Friday, October 10, 2008
Noises Off at Ferndale Rep
Then there are his comedies, one of which was so subtle that lead actor Ian McKellan didn’t realize it was supposed to be funny until opening night, when he heard the audience laughing. Noises Off however is anything but subtle, although Frayn maintains it is philosophical: he writes that it concerns the actors’ fear of facing the unrehearsed world outside the theatre.
But like another British philosophical playwright—Tom Stoppard—Frayn found that philosophy goes over best on stage when it is expressed by people dashing frantically about, with at least one young lady in her underwear.
Noises Off is generally acknowledged to be his comic masterpiece, and one of the funniest plays in contemporary theatre. I saw the original Broadway version in the 80s, from the back of the 1100 seat Brooks Atkinson Theatre (the last rush ticket I ever bought), which at that distance was like watching a circus of comical ants. So I made sure to sit close to the stage at Ferndale Rep.
In the first act we see a theatre company in a rushed final rehearsal of a farce called Nothing On. The set—part of a country house replete with the many doors required by farce—is turned around for the second act so the backstage is visible, and the relationships and romantic misalliances set up in the first act result in riotous physical comedy. (It was probably this act that Frayn kept rewriting, to include new business invented by various casts.)
The stage is turned around again for the third act, for a performance at the end of the tour when the actors’ relationships have devolved further, and the chaos has spilled onto the stage.
The first act is usually the set-up for the next two, but in the Ferndale production it was genuinely funny. The cast performed the physical comedy of the second act flawlessly, producing the most hilarious moments. The third act had lots of payoffs and comic business but seemed less coherent, which is an odd word to use about chaos.
Besides accomplishing the physical bits at break-neck speed, the actors also had to quickly sketch characters in the first act, aided by Frayn’s skill in providing most with attitudes and catch phrases to capture their characters.
The entire cast--Adina Lawson, Bryeon Earle, Sam Cord, Brittany Gonzales, Bill and Gerri Cose, Jim Berry and Daniel Amaral—performed both jobs with skill and conviction. Sam Cord deserves special mention for the most acrobatic stunts. All in all, it’s a high quality production, with a solidly handsome set designed by Gary Franklin (during the two unavoidable but draining intermissions, audience members seemed to like watching it be turned around), and 1980s period costumes (complete with leisure suit) by Christen Condry Whisenhunt.

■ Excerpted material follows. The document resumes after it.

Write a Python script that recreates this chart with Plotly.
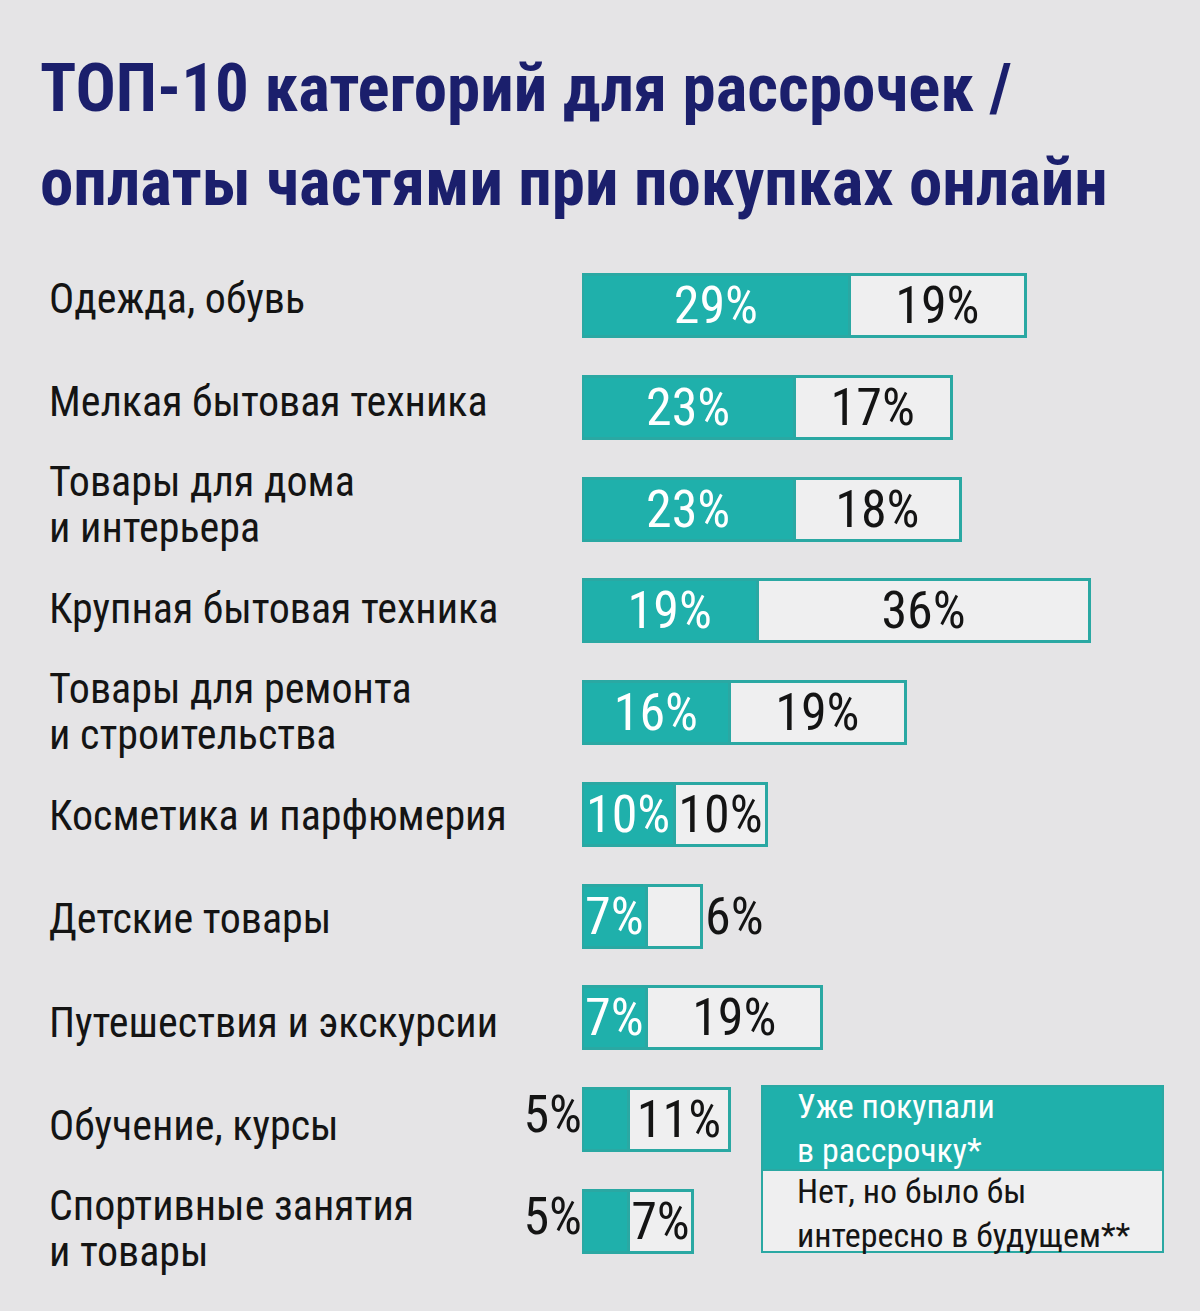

Director Renee Grinnell, who did Lend Me A Tenor at NCRT last season, again demonstrates her facility for fast-paced farce. Some of the physical humor involves a telephone cord, a lost contact lens and a plate of sardines. It’s fascinating that in the age of cell phones, disposable lenses and microwaved snacks that this comedy still works.
Also the story involves a style of theatre and a theatrical tradition unfamiliar to most of us here, and largely gone. Even the titles (“Noises Off,” “Nothing On”) are British and theatrical puns. But even without the depth of reference, the basic structure and theatricality of Noises Off can delight audiences in Humboldt County. Plus the style of Frayn’s language is familiar—he shares a comedic (and philosophical) lineage with Monty Python, Douglas Adams and Beyond the Fringe.
Besides, theatre stories have their own charm and wide attraction. People who have participated in theatre may have encountered actors like the earnest Frederick, the pompous but vague Garry, etc., or they recognize the stage culture of endearments and entanglements, and this knockabout will have additional resonance, and even sweetness.